Smart BMS Monitored Lithium Battery Storage for Data Center Backup Power
The Silent Guardian: How Smart BMS Lithium Storage is Redefining Data Center Uptime
Hey there. Let's grab a virtual coffee. Over my 20-plus years on sites from California to Bavaria, I've seen the energy storage landscape transform. But honestly, one application where the stakes feel highest is data center backup power. It's not just about keeping the lights on; it's about safeguarding the digital backbone of our economy. Today, I want to walk you through a real-world shift we're seeing, moving from traditional generators to intelligent, lithium battery storage containers. It's a move driven by cold, hard necessity and some brilliant technology.
Quick Navigation
- The Ticking Clock: Beyond Diesel Generators
- When "Good Enough" Backup Isn't Good Enough
- The Smart Container: More Than Just Batteries in a Box
- A Real-World Glimpse: A Midwest Data Center's Transition
- The Engineer's Notebook: What Makes This System Tick
- So, What's the Next Step for Your Facility?

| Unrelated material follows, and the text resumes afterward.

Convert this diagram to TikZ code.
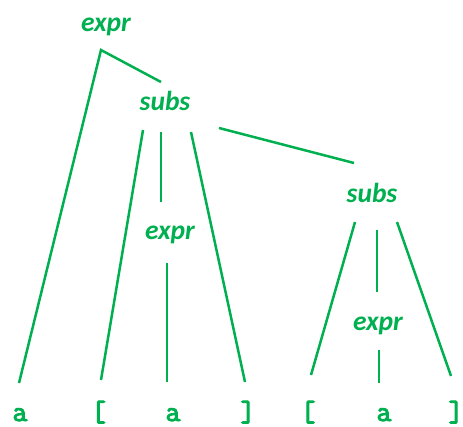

The Ticking Clock: Beyond Diesel Generators
For decades, the low hum of diesel generators was the reassuring sound of backup power. They're familiar. They're "tried and tested." But on the ground, I've seen the cracks in that model. Regulatory pressure is mounting - emissions standards are tightening, and noise ordinances are becoming stricter, especially in urban and suburban areas where data centers are increasingly built. Then there's the operational headache: fuel supply chain vulnerabilities, maintenance schedules that never seem to align with uptime needs, and that agonizing 10-30 second transfer time during an outage. In a world where a millisecond of downtime can mean millions in losses, that gap is an eternity.

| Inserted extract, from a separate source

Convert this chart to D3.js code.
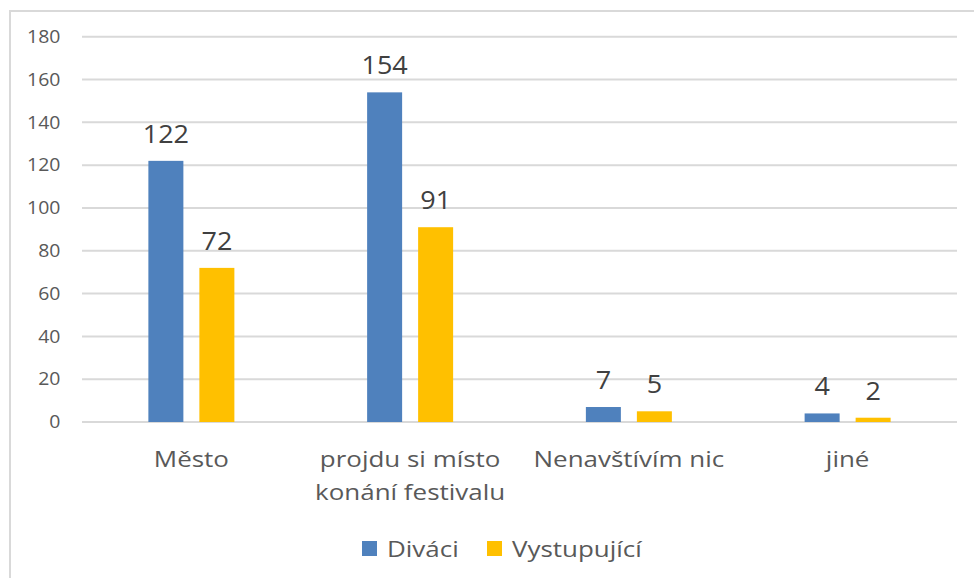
<!DOCTYPE html>
<html>
<head>
<meta charset="utf-8">
<script src="https://cdn.jsdelivr.net/npm/d3@7"></script>
<style>
  body { margin: 0; background: #fff; }
  svg text { font-family: "Open Sans", "Noto Sans", sans-serif; }
</style>
</head>
<body>
<div id="graph"></div>
<script>
// Data
const categories = ['Město', 'projdu si místo konání festivalu', 'Nenavštívím nic', 'jiné'];
const categoryLines = [['Město'], ['projdu si místo', 'konání festivalu'], ['Nenavštívím nic'], ['jiné']];
const seriesNames = ['Diváci', 'Vystupující'];
const divaci = [122, 154, 7, 4];
const vystupujici = [72, 91, 5, 2];
const yTicks = [0, 20, 40, 60, 80, 100, 120, 140, 160, 180];
const colors = ['#4f81bd', '#ffc000'];

const width = 974;
const height = 578;
const margin = { top: 36.7, left: 82, right: 17, bottom: 156 };
const graphWidth = width - margin.left - margin.right;
const graphHeight = height - margin.top - margin.bottom;
// reference text looks slightly stretched horizontally
const stretch = 1.18;

const svg = d3.select('#graph')
  .append('svg')
  .attr('width', width)
  .attr('height', height);

// Chart border (only top and left visible)
svg.append('path')
  .attr('d', `M10,${height} L10,11 L${width},11`)
  .attr('fill', 'none')
  .attr('stroke', '#d9d9d9')
  .attr('stroke-width', 2);

const xScale = d3.scaleBand().domain(categories).range([0, graphWidth]);
const yScale = d3.scaleLinear().domain([0, 180]).range([graphHeight, 0]);

const plot = svg.append('g').attr('transform', `translate(${margin.left},${margin.top})`);

// Grid lines
plot.selectAll('.grid-line')
  .data(yTicks)
  .enter()
  .append('line')
  .attr('x1', 0)
  .attr('x2', graphWidth)
  .attr('y1', d => yScale(d))
  .attr('y2', d => yScale(d))
  .attr('stroke', '#d9d9d9')
  .attr('stroke-width', 2);

// Y axis labels
const yAxis = d3.axisLeft(yScale).tickValues(yTicks).tickSize(0).tickPadding(20);
plot.append('g')
  .call(yAxis)
  .call(g => g.select('.domain').remove())
  .selectAll('text')
  .attr('fill', '#595959')
  .style('font-size', '18px')
  .attr('transform', 'scale(1.08,1)');

// Bars
const barWidth = 35;
const barGap = 16;
const series = [divaci, vystupujici];
series.forEach((values, i) => {
  const offset = xScale.bandwidth() / 2 - (barWidth * 2 + barGap) / 2 + i * (barWidth + barGap);
  const g = plot.append('g');
  g.selectAll('rect')
    .data(values)
    .enter()
    .append('rect')
    .attr('x', (d, j) => xScale(categories[j]) + offset)
    .attr('y', d => yScale(d))
    .attr('width', barWidth)
    .attr('height', d => graphHeight - yScale(d))
    .attr('fill', colors[i]);

  // Data labels
  g.selectAll('text')
    .data(values)
    .enter()
    .append('text')
    .attr('transform', (d, j) =>
      `translate(${xScale(categories[j]) + offset + barWidth / 2},${yScale(d) - 18}) scale(1.08,1)`)
    .attr('text-anchor', 'middle')
    .attr('fill', '#404040')
    .style('font-size', '25px')
    .text(d => d);
});

// Category labels
const catG = plot.append('g').attr('transform', `translate(0,${graphHeight})`);
categoryLines.forEach((lines, j) => {
  const t = catG.append('text')
    .attr('transform', `translate(${xScale(categories[j]) + xScale.bandwidth() / 2},45) scale(${stretch},1)`)
    .attr('text-anchor', 'middle')
    .attr('fill', '#595959')
    .style('font-size', '22px');
  lines.forEach((line, k) => {
    t.append('tspan')
      .attr('x', 0)
      .attr('dy', k === 0 ? 0 : 33)
      .text(line);
  });
});

// Legend
const legendX = [362, 487];
const legend = svg.append('g');
seriesNames.forEach((name, i) => {
  legend.append('rect')
    .attr('x', legendX[i])
    .attr('y', 541)
    .attr('width', 15)
    .attr('height', 15)
    .attr('fill', colors[i]);
  legend.append('text')
    .attr('transform', `translate(${legendX[i] + 25},557) scale(${stretch},1)`)
    .attr('fill', '#595959')
    .style('font-size', '22px')
    .text(name);
});
</script>
</body>
</html>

When "Good Enough" Backup Isn't Good Enough
Let's agitate that pain point a bit. It's not just about switching over during a blackout. Think about the increasing frequency of "brownouts" or grid instability events. A traditional generator isn't designed to handle these micro-interruptions. The data center's critical load might ride through, but the constant stress on infrastructure is real. Furthermore, the Levelized Cost of Energy (LCOE) for a diesel system that only runs during tests and emergencies is astronomically high when you factor in capital expenditure, fuel storage, and environmental mitigation. According to the National Renewable Energy Laboratory (NREL), the need for grid services and flexible, fast-responding assets is growing exponentially. A backup system that just sits there 99.9% of the time is a stranded asset, a cost center with no ROI.

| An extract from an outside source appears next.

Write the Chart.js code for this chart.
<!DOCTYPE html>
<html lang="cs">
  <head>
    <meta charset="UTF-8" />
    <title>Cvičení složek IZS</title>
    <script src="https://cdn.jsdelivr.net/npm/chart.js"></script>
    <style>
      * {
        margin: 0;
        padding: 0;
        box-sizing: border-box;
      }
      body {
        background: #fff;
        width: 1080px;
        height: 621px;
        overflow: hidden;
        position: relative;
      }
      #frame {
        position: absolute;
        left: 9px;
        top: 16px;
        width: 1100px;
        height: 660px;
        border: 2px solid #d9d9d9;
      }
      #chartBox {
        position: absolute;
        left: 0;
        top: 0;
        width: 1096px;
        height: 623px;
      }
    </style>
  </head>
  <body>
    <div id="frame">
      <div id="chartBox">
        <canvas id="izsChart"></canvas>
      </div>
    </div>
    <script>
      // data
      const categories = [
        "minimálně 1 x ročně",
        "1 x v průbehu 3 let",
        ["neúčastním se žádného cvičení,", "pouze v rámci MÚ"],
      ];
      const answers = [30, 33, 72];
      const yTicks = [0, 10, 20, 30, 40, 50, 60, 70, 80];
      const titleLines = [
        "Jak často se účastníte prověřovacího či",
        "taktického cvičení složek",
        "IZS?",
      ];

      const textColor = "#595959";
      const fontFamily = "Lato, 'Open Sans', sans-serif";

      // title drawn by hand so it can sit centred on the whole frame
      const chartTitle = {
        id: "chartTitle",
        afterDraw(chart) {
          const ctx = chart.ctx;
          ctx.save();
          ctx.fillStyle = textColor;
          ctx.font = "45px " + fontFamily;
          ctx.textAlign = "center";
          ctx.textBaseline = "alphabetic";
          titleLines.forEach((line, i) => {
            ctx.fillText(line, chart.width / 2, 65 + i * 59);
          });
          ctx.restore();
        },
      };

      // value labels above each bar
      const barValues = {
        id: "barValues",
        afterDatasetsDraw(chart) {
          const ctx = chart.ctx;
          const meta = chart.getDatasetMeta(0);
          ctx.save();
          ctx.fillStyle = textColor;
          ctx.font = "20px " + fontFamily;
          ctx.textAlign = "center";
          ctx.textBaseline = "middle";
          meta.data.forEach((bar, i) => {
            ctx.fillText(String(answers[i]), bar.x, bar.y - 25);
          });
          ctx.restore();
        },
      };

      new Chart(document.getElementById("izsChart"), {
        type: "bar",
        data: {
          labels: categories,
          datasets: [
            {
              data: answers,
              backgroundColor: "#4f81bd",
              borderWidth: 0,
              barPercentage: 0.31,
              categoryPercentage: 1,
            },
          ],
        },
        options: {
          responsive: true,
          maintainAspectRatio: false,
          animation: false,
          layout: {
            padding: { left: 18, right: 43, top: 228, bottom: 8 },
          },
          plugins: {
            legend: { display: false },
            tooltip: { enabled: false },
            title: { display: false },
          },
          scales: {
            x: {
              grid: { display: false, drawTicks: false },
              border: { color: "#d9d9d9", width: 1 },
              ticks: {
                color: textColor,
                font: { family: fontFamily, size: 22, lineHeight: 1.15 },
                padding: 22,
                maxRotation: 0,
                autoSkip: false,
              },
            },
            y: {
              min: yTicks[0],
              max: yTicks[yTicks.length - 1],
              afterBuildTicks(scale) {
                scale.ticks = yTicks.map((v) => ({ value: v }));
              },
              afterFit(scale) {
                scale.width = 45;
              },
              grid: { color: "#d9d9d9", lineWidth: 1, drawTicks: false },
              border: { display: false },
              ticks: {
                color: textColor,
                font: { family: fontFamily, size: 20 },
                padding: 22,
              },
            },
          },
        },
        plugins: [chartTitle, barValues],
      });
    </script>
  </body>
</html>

The Smart Container: More Than Just Batteries in a Box
This is where the real-world case for a smart BMS-monitored lithium battery storage container comes into sharp focus. We're not talking about a simple rack of batteries. This is an integrated, self-aware power asset. The core solution is a containerized Battery Energy Storage System (BESS) built to the most rigorous safety standards - UL 9540 for the system and UL 1973 for the batteries are non-negotiables in the US market, with analogous IEC standards in Europe. But the true brain is the Smart Battery Management System (BMS). It's the difference between having a heart and having a heart with a 24/7 cardiologist attached.
At Highjoule, we've built our systems around this principle. Our containers are designed from the ground up for this dual life: ultra-reliable backup and a grid-interactive asset. The safety architecture, from cell-level fusing to integrated gas detection and suppression, is something I personally vet on every site visit. It gives you, the operator, peace of mind that's just as important as the kilowatt-hours.
A Real-World Glimpse: A Midwest Data Center's Transition
Let me share a scenario that's becoming common. We worked with a large colocation data center in the Midwest US. Their challenge was classic: replace aging, non-compliant diesel generators, reduce operational costs, and future-proof for potential revenue streams like demand charge management.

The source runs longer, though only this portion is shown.